Despite the heaviness of this whole situation, now being felt most acutely by the street kids, who stood in a sort of aftershock, at loss, it wasn’t going to stop the flood of occupiers approaching Comfort, who all needed a variety of items, tampons, toothbrushes, clean underwear, deodorant, gloves etc., and given hesitation with a reply, would start to look for them themselves, which would very quickly turn our work station into a free for all, of foraging and unneeded take aways. So I set to work, in a manic pace, getting 10 things at once for 10 different people, and having at least 5 of those things not being good enough, for example, not liking the particular color of a pair of clean womans underwear, or a complaint about an otherwise clean and fresh white t-shirt having a small but innocuous stain on it somewhere. One other person may have been helping me, and I can’t remember who, but almost the whole team just sat there coming to grips with Sparrow’s departure, and some, I’m sure, pretending they were coming to grips, really just unwilling to do everything that was needed, morning being a type of rush hour for comfort, high stress and high expenditure of energy.

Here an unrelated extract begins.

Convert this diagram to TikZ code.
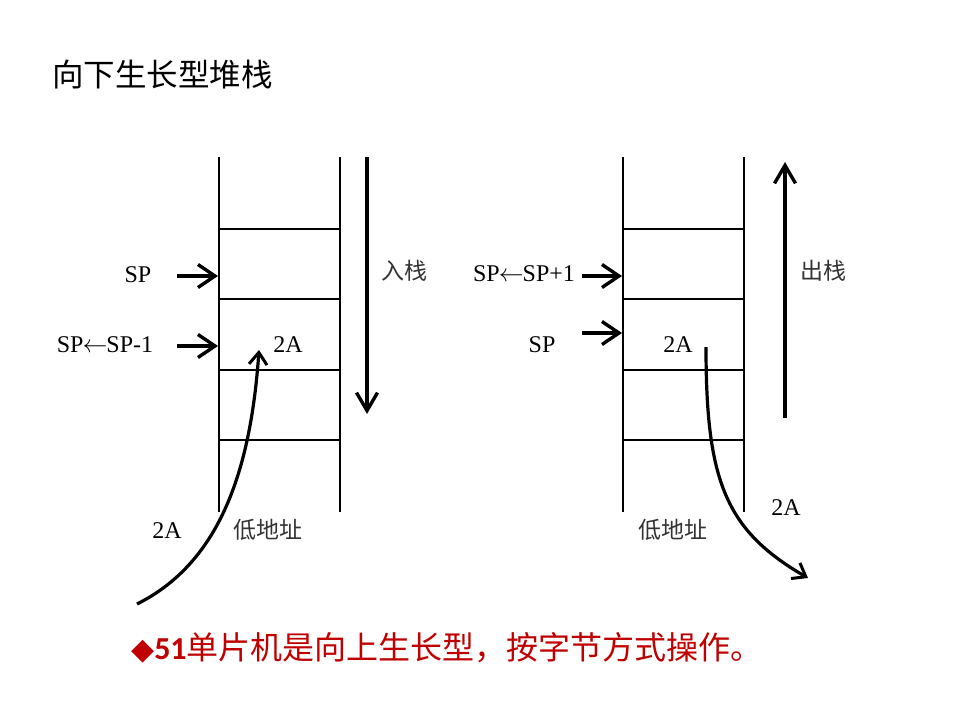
\documentclass[tikz,border=0pt]{standalone}
\usepackage{fontspec}
\setmainfont{Liberation Serif}
\newfontfamily\cjk{Noto Sans CJK SC}
\newfontfamily\calib{Carlito}
\newfontfamily\symb{DejaVu Sans}
\usetikzlibrary{arrows.meta}
\definecolor{notered}{RGB}{192,0,0}
\newcommand{\getsarrow}{\kern-1pt$\leftarrow$\kern-1pt}
\tikzset{every node/.style={inner sep=0pt, font=\fontsize{24}{28}\selectfont}}
\tikzset{cell/.style={line width=1.6pt}}
\tikzset{ptr/.style={line width=4.4pt,-{Straight Barb[length=17pt,width=23pt,line width=3.4pt]}}}
\tikzset{flow/.style={line width=4pt,-{Straight Barb[length=18pt,width=21pt,line width=3.4pt]}}}
\tikzset{move/.style={line width=3.2pt,-{Straight Barb[length=12pt,width=18pt,line width=3pt]}}}
\tikzset{soft/.style={text=black!80, font=\fontsize{23}{28}\selectfont\cjk}}

\begin{document}
\begin{tikzpicture}[x=1pt, y=-1pt]
		\useasboundingbox (0,0) rectangle (960,720);
		\node[anchor=west, font=\fontsize{31.5}{36}\selectfont\cjk] (title) at (52,75) {向下生长型堆栈};
		% push stack
		\draw[cell] (219,157) -- (219,512);
		\draw[cell] (340,157) -- (340,512);
		\draw[cell] (219,229) -- (340,229);
		\draw[cell] (219,299) -- (340,299);
		\draw[cell] (219,370) -- (340,370);
		\draw[cell] (219,440) -- (340,440);
		\node (spL) at (138,275) {SP};
		\node (spdec) at (105,345) {SP\getsarrow SP-1};
		\node (inL) at (288,345) {2A};
		\node (dataL) at (167,531) {2A};
		\node[soft] (push) at (404,271) {入栈};
		\node[soft] (lowL) at (268,530) {低地址};
		\coordinate (p1) at (218,276);
		\coordinate (p2) at (218,346);
		\coordinate (p1s) at (177,276);
		\coordinate (p2s) at (177,346);
		\coordinate (srcL) at (137,604);
		\coordinate (dstL) at (259,350);
		\coordinate (pushtop) at (367,157);
		\coordinate (pushend) at (367,414);
		\draw[ptr] (p1s) -- (p1);
		\draw[ptr] (p2s) -- (p2);
		\draw[flow] (pushtop) -- (pushend);
		\draw[move] (srcL) .. controls (215,565) and (250,480) .. (dstL);
		% pop stack
		\draw[cell] (623,157) -- (623,512);
		\draw[cell] (744,157) -- (744,512);
		\draw[cell] (623,229) -- (744,229);
		\draw[cell] (623,299) -- (744,299);
		\draw[cell] (623,370) -- (744,370);
		\draw[cell] (623,440) -- (744,440);
		\node (spinc) at (524,274) {SP\getsarrow SP+1};
		\node (spR) at (542,345) {SP};
		\node (inR) at (678,345) {2A};
		\node (dataR) at (786,508) {2A};
		\node[soft] (pop) at (823,271) {出栈};
		\node[soft] (lowR) at (673,530) {低地址};
		\coordinate (q1) at (622,276);
		\coordinate (q2) at (622,333);
		\coordinate (q2s) at (582,333);
		\coordinate (q1s) at (582,276);
		\coordinate (srcR) at (706,347);
		\coordinate (dstR) at (808,578);
		\coordinate (popbot) at (785,418);
		\coordinate (popend) at (785,162);
		\draw[ptr] (q1s) -- (q1);
		\draw[ptr] (q2s) -- (q2);
		\draw[flow] (popbot) -- (popend);
		\draw[move] (srcR) .. controls (706,480) and (725,530) .. (dstR);
		% note
		\node[anchor=west, text=notered, font=\fontsize{32}{38}\selectfont\cjk] (note) at (131,648)
			{{\symb\fontsize{30}{36}\selectfont ◆}{\calib\bfseries 51}单片机是向上生长型，按字节方式操作。};
		\end{tikzpicture}
\end{document}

I was helping a woman named Sonja, trying to find her a pair of matching gloves, which was the biggest problem 90% of the time, bins full of mismatched choices, all left hands, or one match of thin fabric and the other thick, child’s mitten or fingerless. “Do you guys need help back here since Sparrows gone?” Sonja asked me, “Yes, actually, I could really use some help, if you can.” “Oh sure, I know what every one needs here, and I also know a lot of people ain’t been getting the shit they’re supposed to be getting, and I know those motherfuckers up at SIS ain’t letting us have what we need either, things need to change or there’s gonna be a confrontation, one girl is sick to death, she almost died last night, and they still won’t give her a sleeping bag because they say there are none, but I’ve seen who gets the fucking sleeping bags around here.” “Well”, I said, “you seem like the best person to fight for that stuff, I mean you know what people need and what they’re not getting, so why don’t you be our new point person, take Sparrows place?” “Oh, seriously? I’d love too, but do we need to vote on it?” She asked, with her eyes bugging wide. I turned to the rest of the comfort team, four or five sleepy non working crew, and asked “Proposal to appoint Sonja head of Comfort?” Everyone gave nonchalant upward twinkles, which was a direct democracy symbol for yes. “Alright”, I said, “your in charge now.” “Alright” she starts in, “who wants to run a list up to SIS for me, I’m gonna write down all the shit that we’ve been denied and need, before tonight, so there ain’t no trouble.” Ivan volunteered, “I need to use the bathroom, so I’ll go” he said. Somehow, I knew there was going to be trouble, regardless.